American Denominational History

Paul Harvey

Is there anything more dreaded, or derided, in American religious studies than "denominational history." At one time, probably not, since such studies tended to the antiquarian or the hagiographical. In recent years that has changed; and while it still does not count as "hip," it is simply a fact that denominations remain the major institutional expression of American Christianity, at least, and arguably of other religious expressions as well.

American Denominational History: Perspectives on the Past, Prospects for the Future, edited by Keith Harper (University of Alabama Press, 2008), is a new essay collection that surveys the field and projects possibilities for study in the future. It should be of particular help to graduate students and others seeking contemporary scholarly overviews and historiographical syntheses.

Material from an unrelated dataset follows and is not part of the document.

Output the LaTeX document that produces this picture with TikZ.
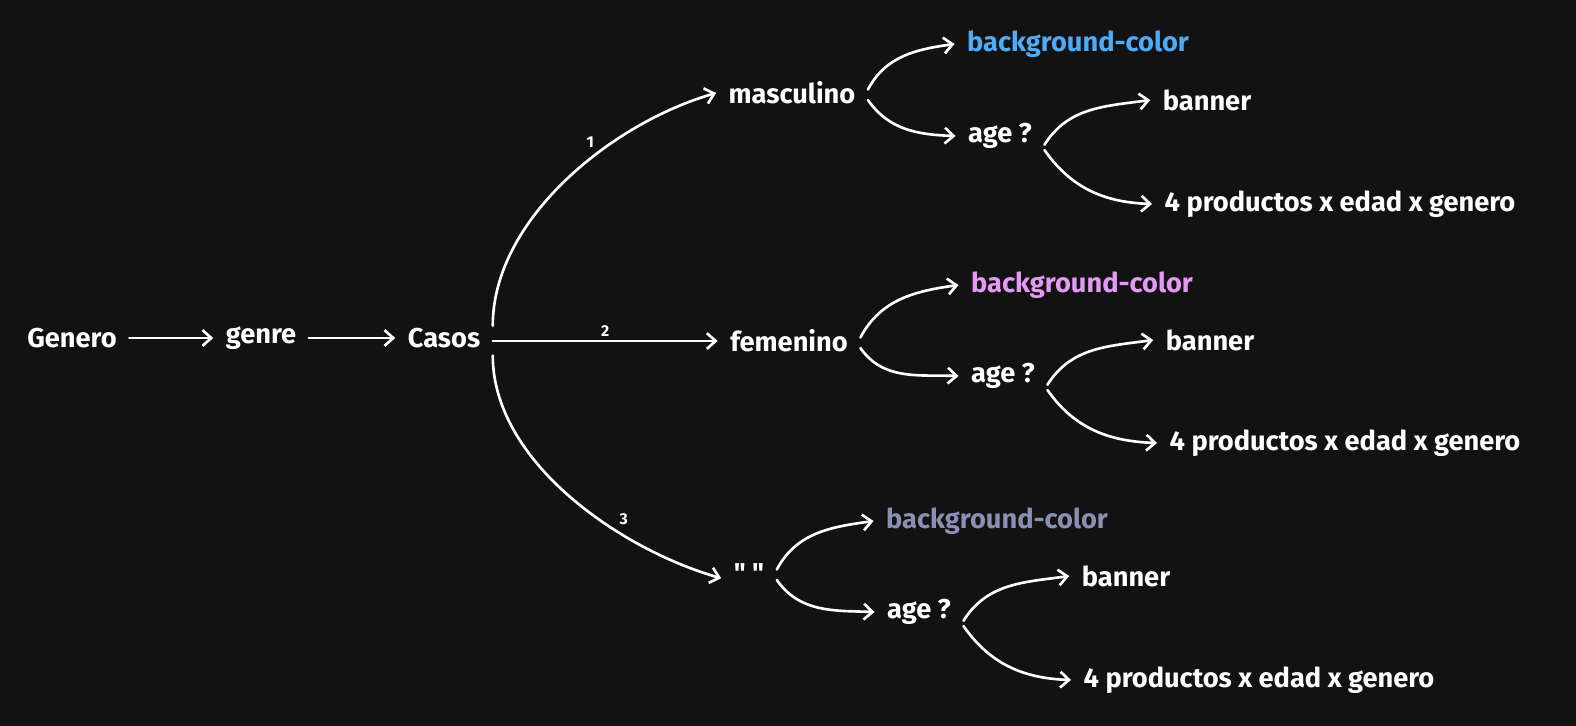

Here's the table of contents:

Introduction, by Keith Harper

Catholic Distinctiveness and the Challenge of American Denominationalism by Amy Koehlinger

New Directions on the Congregational Way by Margaret Bendroth

Presbyterians in America: Denominational History and the Quest for Identity by Sean Michael Lucas (you can read this essay here)

From the Margin to the Middle to Somewhere In Between: An Overview of American Baptist Historiography by Keith Harper

"Everything Arose Just as the Occasion Offered": Defining Methodist Identity through the History of Methodist Polity by Jennifer L. Woodruff Tait

Black Protestantism: A Historiographical Appraisal by Paul Harvey

Mormon Historiography by David J. Whittaker

Interpreting American Pentecostal Origins: Retrospect and Prospect by Randall J. Stephens

"We're All Evangelicals Now": The Existential and Backward Historiography of Twentieth-Century Evangelicalism by Barry Hankins

Comments

Anonymous said…
This looks like a strange take on "denominations," lumping "Black Protestantism" into one chapter and giving a chapter to "Evangelicals" despite other chapters on denominations that are considered Evangelical (making the book overly Evangelical-focused, while many denominations are absent). It almost looks like a table of contents demonstrating the limitations and biases of "denominational history." Are the editorial choices discussed in the introduction?
Paul Harvey said…
Yes, the introduction discusses all of that, and the book does not propose to be comprehensive, just some historiographical sketches of studies of some groups. There are pluses and minuses to the organizational approach, as there would be to any other used; the essays themselves should be of use to readers.
Anonymous said…
I'm puzzled that the book, like your otherwise splendid blog in general, ignores American Lutheranism. Why is that? Their numbers are fairly large, as compared to Episcopalians and Presbyterians. They don't tidily fit into "liberal" or "evangelical" boxes, either, and their ties to ethnicity/immigration make them an interesting test case in assimilation.